Whether it is Palestine, South Sudan, Sudan or any number of countries, protestors and resisters are reminding power holders that women are on the street calling for freedom, not at any cost, but on their own terms. It is clear that women’s groups are tired of waiting.
Palestinian women took to the streets 4 days ago in a powerful protested called “طلعات” (went out/took out) protesting violence against women – from Beirut to Haifa, women are murdered in the streets and at home they chanted.. Under the slogan “free homeland, free women” demonstrators married firmly the fight for gender equality with the national struggle pushing hard for the adoption of the Family Protection Bill by the male dominated authority.
Without a doubt asking for changes in regressive laws, policies and societal practice needs to go hand in hand with demanding more space at the table in peace talks. More space is not just symbolic. It’s not just for equality. It is for the chances of success of any peace and end to the Occupation.
 Women were central activists in Algeria’s 1962 war of independence. The Initial impressive gains for women post-independence were quickly dialled back. According to Sherna Berger Gluck, at the height of the [first] intifada, Palestinian women activists chanted ‘We will not be another Algeria’ – vowing they would not allow their interests to be subverted to political processes, as occurred in Algeria following independence.

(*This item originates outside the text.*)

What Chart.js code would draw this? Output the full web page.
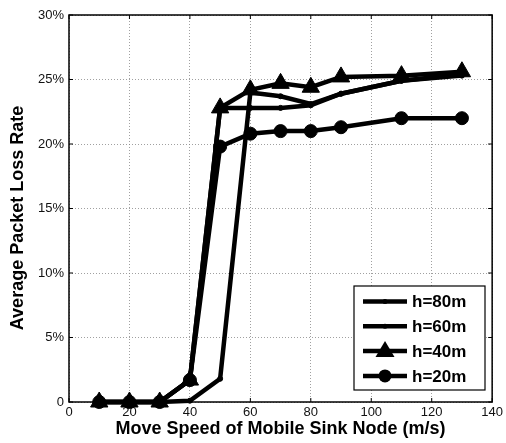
<!DOCTYPE html>
<html>
<head>
<meta charset="utf-8">
<script src="https://cdn.jsdelivr.net/npm/chart.js@4/dist/chart.umd.min.js"></script>
<style>
html,body{margin:0;padding:0;background:#fff;}
#wrap{width:506px;height:443px;position:relative;}
</style>
</head>
<body>
<div id="wrap"><canvas id="c" width="506" height="443"></canvas></div>
<script>
const speeds = [10, 20, 30, 40, 50, 60, 70, 80, 90, 110, 130];
const h80 = [0, 0, 0, 0.1, 1.8, 24.0, 23.7, 23.1, 23.9, 24.9, 25.3];
const h60 = [0, 0, 0, 1.7, 22.8, 22.8, 22.8, 23.0, 23.9, 24.9, 25.4];
const h40 = [0, 0, 0, 1.7, 22.8, 24.2, 24.7, 24.4, 25.2, 25.3, 25.6];
const h20 = [0, 0, 0, 1.7, 19.8, 20.8, 21.0, 21.0, 21.3, 22.0, 22.0];
const seriesLabels = ['h=80m', 'h=60m', 'h=40m', 'h=20m'];
const xTicks = [0, 20, 40, 60, 80, 100, 120, 140];
const yTicks = [0, 5, 10, 15, 20, 25, 30];
const xTitle = 'Move Speed of Mobile Sink Node (m/s)';
const yTitle = 'Average Packet Loss Rate';

const FONT = '"Liberation Sans", Arial, Helvetica, sans-serif';
const styles = [
  {pointStyle: 'circle', r: 2.5},
  {pointStyle: 'circle', r: 2.5},
  {pointStyle: 'triangle', r: 10},
  {pointStyle: 'circle', r: 6.5}
];
const allSeries = [h80, h60, h40, h20];
const datasets = allSeries.map((arr, i) => ({
  label: seriesLabels[i],
  data: arr.map((v, j) => ({x: speeds[j], y: v})),
  borderColor: '#000',
  backgroundColor: '#000',
  borderWidth: 4.5,
  pointStyle: styles[i].pointStyle,
  pointRadius: styles[i].r,
  pointBorderWidth: 1,
  pointBackgroundColor: '#000',
  pointBorderColor: '#000',
  tension: 0,
  fill: false,
  clip: false
}));

const boxPlugin = {
  id: 'boxPlugin',
  afterDatasetsDraw(chart) {
    const {ctx, chartArea: a} = chart;
    ctx.save();
    ctx.strokeStyle = '#000';
    ctx.lineWidth = 1.5;
    ctx.strokeRect(a.left, a.top, a.right - a.left, a.bottom - a.top);
    const xs = chart.scales.x, ys = chart.scales.y;
    ctx.lineWidth = 1;
    xTicks.forEach(t => {
      const px = xs.getPixelForValue(t);
      ctx.beginPath(); ctx.moveTo(px, a.bottom); ctx.lineTo(px, a.bottom - 4); ctx.stroke();
      ctx.beginPath(); ctx.moveTo(px, a.top); ctx.lineTo(px, a.top + 4); ctx.stroke();
    });
    yTicks.forEach(t => {
      const py = ys.getPixelForValue(t);
      ctx.beginPath(); ctx.moveTo(a.left, py); ctx.lineTo(a.left + 4, py); ctx.stroke();
      ctx.beginPath(); ctx.moveTo(a.right, py); ctx.lineTo(a.right - 4, py); ctx.stroke();
    });
    ctx.restore();
  },
  afterDraw(chart) {
    const {ctx} = chart;
    const ds = chart.data.datasets;
    // y-axis title
    ctx.save();
    ctx.font = 'bold 18px ' + FONT;
    ctx.fillStyle = '#000';
    ctx.textAlign = 'center';
    ctx.textBaseline = 'middle';
    ctx.translate(18, 218);
    ctx.rotate(-Math.PI / 2);
    ctx.fillText(yTitle, 0, 0);
    ctx.restore();
    // legend
    const bx = 354, by = 286, bw = 131, bh = 104;
    ctx.save();
    ctx.fillStyle = '#fff';
    ctx.fillRect(bx, by, bw, bh);
    ctx.strokeStyle = '#000';
    ctx.lineWidth = 1.2;
    ctx.strokeRect(bx, by, bw, bh);
    ctx.font = 'bold 17px ' + FONT;
    ctx.textBaseline = 'middle';
    ctx.fillStyle = '#000';
    ds.forEach((d, i) => {
      const cy = by + 15.5 + i * 24.8;
      ctx.lineWidth = 4.5;
      ctx.beginPath(); ctx.moveTo(363, cy); ctx.lineTo(407, cy); ctx.stroke();
      const mx = 385;
      ctx.beginPath();
      if (d.pointStyle === 'triangle') {
        const r = d.pointRadius;
        ctx.moveTo(mx, cy - r); ctx.lineTo(mx + r * 0.95, cy + r * 0.6); ctx.lineTo(mx - r * 0.95, cy + r * 0.6); ctx.closePath();
      } else {
        ctx.arc(mx, cy, d.pointRadius, 0, Math.PI * 2);
      }
      ctx.fill();
      ctx.fillText(d.label, 412, cy + 1);
    });
    ctx.restore();
  }
};

new Chart(document.getElementById('c'), {
  type: 'line',
  data: {datasets},
  options: {
    responsive: false,
    animation: false,
    devicePixelRatio: 1,
    layout: {padding: {left: 0, right: 12, top: 15, bottom: 0}},
    plugins: {legend: {display: false}, tooltip: {enabled: false}},
    scales: {
      x: {
        type: 'linear',
        min: 0, max: 140,
        afterBuildTicks: s => { s.ticks = xTicks.map(v => ({value: v})); },
        afterFit: s => { s.height = 41; },
        grid: {color: '#888', lineWidth: 0.8, tickLength: 0, drawTicks: false},
        border: {display: false, dash: [1, 2]},
        ticks: {color: '#111', font: {family: FONT, size: 13}, padding: 3, maxRotation: 0, callback: v => String(v)},
        title: {display: true, text: xTitle, color: '#000',
                font: {family: FONT, size: 18, weight: 'bold'}, padding: {top: 0, bottom: 3}}
      },
      y: {
        type: 'linear',
        min: 0, max: 30,
        afterBuildTicks: s => { s.ticks = yTicks.map(v => ({value: v})); },
        afterFit: s => { s.width = 69; },
        grid: {color: '#888', lineWidth: 0.8, tickLength: 0, drawTicks: false},
        border: {display: false, dash: [1, 2]},
        ticks: {color: '#111', font: {family: FONT, size: 13}, padding: 5, callback: v => v === 0 ? '0' : v + '%'},
        title: {display: false, text: yTitle}
      }
    }
  },
  plugins: [boxPlugin]
});
</script>
</body>
</html>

 The number of Palestinian refugees of the 1948 war is estimated at 800,000 with another 350,000 refugees from the 1967 war and the subsequent expansion of territory. During these events two of Palestine’s three major cities, prime agricultural land and 77% of territory had been forcibly removed. Today, the estimated number of Palestinian refugees and descendants exceeds four million. . The right of return has been of great importance to Palestinians since and has been upheld in multiple UN Declarations UN Resolution 194, 3236 etc.